Sensitivity of the mixing current technique to detect nano-mechanical motion

TL;DR

This paper theoretically investigates the sensitivity limits of the mixing current technique used for detecting nano-mechanical motion, focusing on response function, noise, and tunneling effects to establish upper bounds.

Contribution

It provides a systematic analysis of factors affecting the sensitivity of the mixing current detection method for nano-mechanical oscillators, including noise and tunneling rate effects.

Findings

Sensitivity increases with response function enhancement.

Noise reduction improves detection limits.

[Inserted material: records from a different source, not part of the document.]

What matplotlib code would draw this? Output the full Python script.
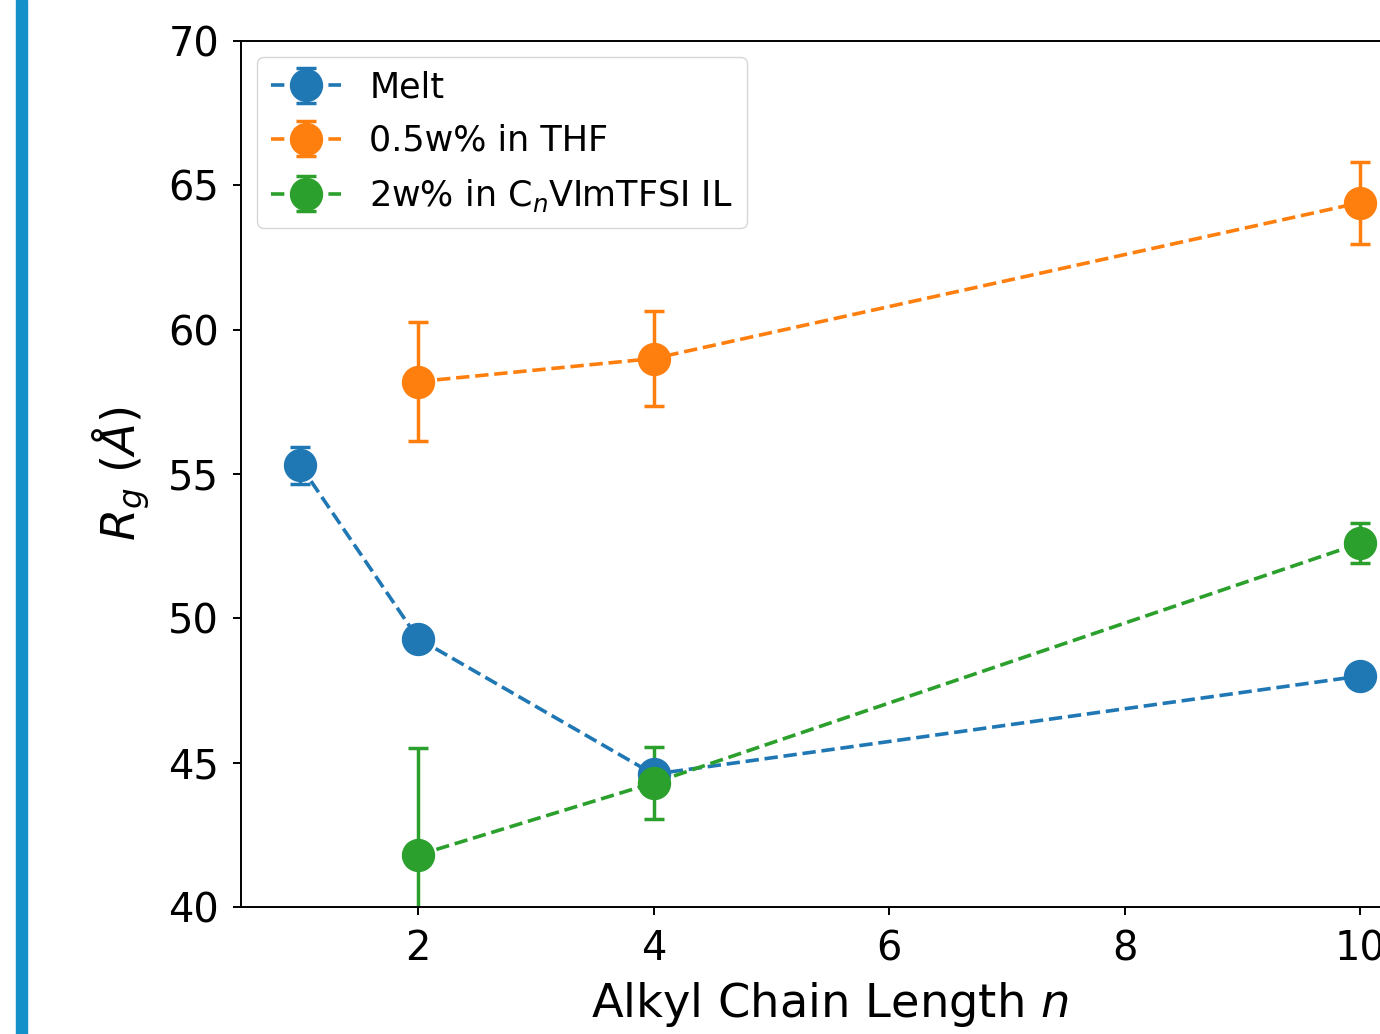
import matplotlib
matplotlib.use("Agg")
import matplotlib.pyplot as plt
import numpy as np

# alkyl chain length n
n_melt = [1, 2, 4, 10]
rg_melt = [55.3, 49.3, 44.6, 48.0]
err_melt = [0.65, 0.3, 0.3, 0.3]

n_thf = [2, 4, 10]
rg_thf = [58.2, 59.0, 64.4]
err_thf = [2.05, 1.63, 1.42]

n_il = [2, 4, 10]
rg_il = [41.8, 44.3, 52.6]
err_il = [3.7, 1.26, 0.69]

W, H = 1380, 1034
fig = plt.figure(figsize=(W / 100, H / 100), dpi=100)

# blue stripe on the left edge of the page
fig.patches.append(plt.Rectangle((16 / W, 0), 11 / W, 1, transform=fig.transFigure,
                                 color="#1591c9", zorder=0))

ax = fig.add_axes([241.4 / W, 1 - 907 / H, (1419 - 241.4) / W, (907 - 41) / H])

style = dict(fmt="o--", markersize=23, linewidth=2.6, elinewidth=2.5,
             capsize=7.2, capthick=2.5)
ax.errorbar(n_melt, rg_melt, yerr=err_melt, color="C0", label="Melt", **style)
ax.errorbar(n_thf, rg_thf, yerr=err_thf, color="C1", label="0.5w% in THF", **style)
ax.errorbar(n_il, rg_il, yerr=err_il, color="C2", label=r"2w% in C$_n$VImTFSI IL", **style)

ax.set_xlim(0.5, 10.5)
ax.set_ylim(40, 70)
ax.set_xticks([2, 4, 6, 8, 10])
ax.set_yticks([40, 45, 50, 55, 60, 65, 70])
ax.tick_params(labelsize=28.8, length=6, width=1.4, pad=10)
for s in ax.spines.values():
    s.set_linewidth(1.4)

ax.set_xlabel(r"Alkyl Chain Length $n$", fontsize=33.4, labelpad=8)
ax.set_ylabel(r"$R_g$ $(\AA)$", fontsize=33.4, labelpad=12)
ax.legend(loc="upper left", fontsize=25.2, borderaxespad=0.45,
          borderpad=0.4, labelspacing=0.55)

fig.savefig("out.png", dpi=100)
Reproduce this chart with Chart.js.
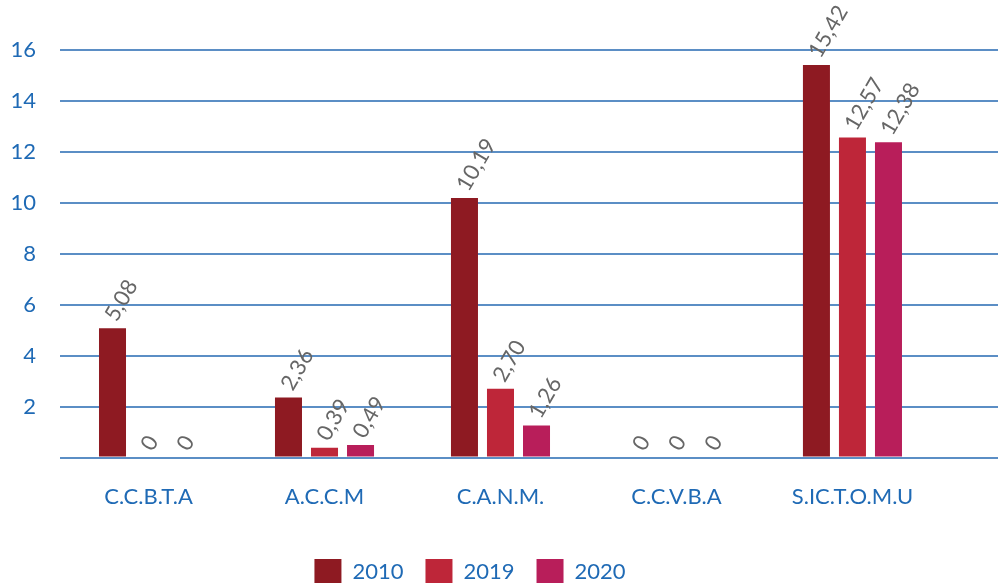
<!DOCTYPE html>
<html>
<head>
<meta charset="utf-8">
<script src="https://cdn.jsdelivr.net/npm/chart.js@4"></script>
<style>
  body { margin: 0; background: #fff; }
  .wrap { width: 998px; height: 583px; }
</style>
</head>
<body>
<div class="wrap"><canvas id="myChart"></canvas></div>
<script>
let categories = ['C.C.B.T.A', 'A.C.C.M', 'C.A.N.M.', 'C.C.V.B.A', 'S.IC.T.O.M.U'];
let years = ['2010', '2019', '2020'];
let values2010 = [5.08, 2.36, 10.19, 0, 15.42];
let values2019 = [0, 0.39, 2.70, 0, 12.57];
let values2020 = [0, 0.49, 1.26, 0, 12.38];
let yTicks = [2, 4, 6, 8, 10, 12, 14, 16];
let colors = ['#8E1A22', '#BE2639', '#B81E5A'];

const blue = '#1F6AB5';
const gridBlue = '#5B8EC5';

function toPoints(arr) {
  return arr.map((v, i) => ({ x: i, y: v }));
}

// rotated value labels above each bar
const barLabels = {
  id: 'barLabels',
  afterDatasetsDraw(chart) {
    const ctx = chart.ctx;
    ctx.save();
    ctx.font = '22px Lato';
    ctx.fillStyle = '#666666';
    ctx.textAlign = 'left';
    ctx.textBaseline = 'middle';
    chart.data.datasets.forEach((ds, i) => {
      chart.getDatasetMeta(i).data.forEach((bar, j) => {
        const v = ds.data[j].y;
        const txt = v === 0 ? '0' : v.toFixed(2).replace('.', ',');
        ctx.save();
        ctx.translate(bar.x - 2, bar.y - 9);
        ctx.rotate(-Math.PI / 3);
        ctx.fillText(txt, 0, 0);
        ctx.restore();
      });
    });
    ctx.restore();
  }
};

// legend sits a bit left of centre in the original
const legendShift = {
  id: 'legendShift',
  afterLayout(chart) {
    chart.legend.left -= 58;
  }
};

const ctx = document.getElementById('myChart');
new Chart(ctx, {
  type: 'bar',
  data: {
    datasets: [
      { label: years[0], data: toPoints(values2010), backgroundColor: colors[0] },
      { label: years[1], data: toPoints(values2019), backgroundColor: colors[1] },
      { label: years[2], data: toPoints(values2020), backgroundColor: colors[2] }
    ]
  },
  options: {
    responsive: true,
    maintainAspectRatio: false,
    animation: false,
    events: [],
    categoryPercentage: 0.614,
    barPercentage: 0.75,
    layout: { padding: { top: 0, right: 0, left: 0, bottom: -12 } },
    scales: {
      x: {
        type: 'linear',
        offset: false,
        min: -0.503,
        max: 4.827,
        afterFit: s => { s.height += 9; },
        grid: { display: false, offset: false },
        border: { display: false },
        ticks: {
          stepSize: 1,
          includeBounds: false,
          autoSkip: false,
          maxRotation: 0,
          padding: 18,
          color: blue,
          font: { family: 'Lato', size: 22 },
          callback: v => Number.isInteger(v) ? categories[v] : ''
        }
      },
      y: {
        min: 0,
        max: 17.45,
        border: { display: false },
        afterFit: s => { s.width = 60; },
        grid: {
          drawTicks: true,
          tickLength: 24,
          tickColor: 'rgba(0,0,0,0)',
          lineWidth: 2,
          color: gridBlue
        },
        ticks: {
          stepSize: 2,
          padding: 0,
          color: blue,
          font: { family: 'Lato', size: 22 },
          callback: v => v === 0 ? '' : (yTicks.includes(v) ? v : null)
        }
      }
    },
    plugins: {
      legend: {
        position: 'bottom',
        labels: {
          boxWidth: 27,
          boxHeight: 26,
          padding: 22,
          color: blue,
          font: { family: 'Lato', size: 22 }
        }
      },
      tooltip: { enabled: false }
    }
  },
  plugins: [barLabels, legendShift]
});
</script>
</body>
</html>
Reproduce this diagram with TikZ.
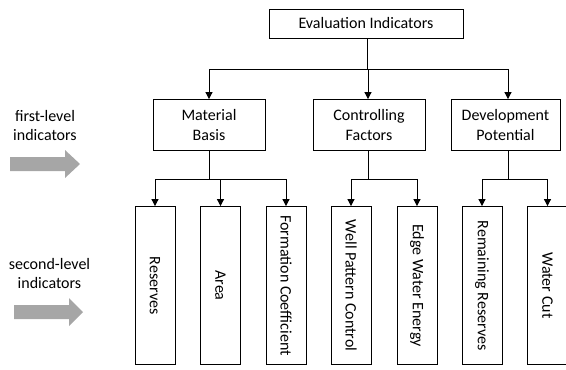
\documentclass[tikz,border=0pt]{standalone}
\usepackage{fontspec}
\setmainfont{Carlito}
\usetikzlibrary{arrows.meta,calc}
\begin{document}
\begin{tikzpicture}[x=1pt,y=-1pt,
  every node/.style={font=\fontsize{16}{19.5}\selectfont, inner sep=0pt},
  box/.style={draw, line width=0.8pt, align=center},
  leaf/.style={box, minimum width=40pt, minimum height=158pt},
  lbl/.style={rotate=-90},
  conn/.style={line width=0.8pt},
  arr/.style={conn, -{Triangle[length=7pt,width=7pt]}},
  bigarrow/.style={fill=black!35, draw=none}
]
\useasboundingbox (0,0) rectangle (566,370);
\clip (0,0) rectangle (566,370);

% top
\node[box, minimum width=194pt, minimum height=29pt] (top) at (366,23.5) {Evaluation Indicators};

% first level
\node[box, minimum width=112pt, minimum height=51pt] (mb) at (209,125) {Material\\Basis};
\node[box, minimum width=112pt, minimum height=51pt] (cf) at (369,125) {Controlling\\Factors};
\node[box, minimum width=109pt, minimum height=51pt] (dp) at (505.5,125) {Development\\Potential};

% second level
\node[leaf] (c1) at (155,285.5) {}; \node[lbl] at (c1.center) {Reserves};
\node[leaf] (c2) at (220.5,285.5) {}; \node[lbl] at (c2.center) {Area};
\node[leaf] (c3) at (286,285.5) {}; \node[lbl] at (c3.center) {Formation Coefficient};
\node[leaf] (c4) at (351,285.5) {}; \node[lbl] at (c4.center) {Well Pattern Control};
\node[leaf] (c5) at (417,285.5) {}; \node[lbl] at (c5.center) {Edge Water Energy};
\node[leaf] (c6) at (482,285.5) {}; \node[lbl] at (c6.center) {Remaining Reserves};
\node[leaf] (c7) at (547.5,285.5) {}; \node[lbl] at (c7.center) {Water Cut};

% connectors top -> first level
\draw[conn] ([xshift=1.5pt]top.south) -- ++(0,31) coordinate (j0);
\draw[arr] (j0) -| (mb.north);
\draw[arr] (j0) -| ([xshift=-1pt]cf.north);
\draw[arr] (j0) -| ([xshift=2.5pt]dp.north);

% first -> second
\draw[conn] (mb.south) -- ++(0,28) coordinate (j1);
\draw[arr] (j1) -| (c1.north);
\draw[arr] (j1) -| (c2.north);
\draw[arr] (j1) -| (c3.north);

\draw[conn] ([xshift=-1pt]cf.south) -- ++(0,28) coordinate (j2);
\draw[arr] (j2) -| (c4.north);
\draw[arr] (j2) -| (c5.north);

\draw[conn] ([xshift=2.5pt]dp.south) -- ++(0,28) coordinate (j3);
\draw[arr] (j3) -| (c6.north);
\draw[arr] (j3) -| (c7.north);

% left labels
\node[align=center] (l1) at (45,125.5) {first-level\\indicators};
\node[align=center] (l2) at (49.5,273.5) {second-level\\indicators};

\path[bigarrow] (10,157) -- (65,157) -- (65,150) -- (80,164) -- (65,178) -- (65,171) -- (10,171) -- cycle;
\path[bigarrow] (14,305) -- (69,305) -- (69,298) -- (83,312) -- (69,326) -- (69,319) -- (14,319) -- cycle;
\end{tikzpicture}
\end{document}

Upper bounds on sensitivity are established based on tunneling rates.

Abstract

Detection of nano-mechanical displacement by transport techniques has reached high level of sensitivity and versatility. In order to detect the amplitude of oscillation of nano-mechanical oscillator a widely used technique consists to couple this motion capacitively to a single-electron transistor and to detect the high-frequency modulation of the current through the non-linear mixing with an electric signal at a slighltly detuned frequency. The method known as current-mixing technique is employed in particular for the detection of suspended carbon nanotubes. In this paper we study theoretically the limiting conditions on the sensitivity of this method. The sensitivity is increased by increasing the response function to the signal, but also by reducing the noise. For these reasons we study systematically the response function, the effect of current-and displacement-fluctuations, and finally the case where the tunnelling rate of the electrons are of the same order or larger of the resonating frequency. We find thus upper bounds to the sensitivity of the detection technique.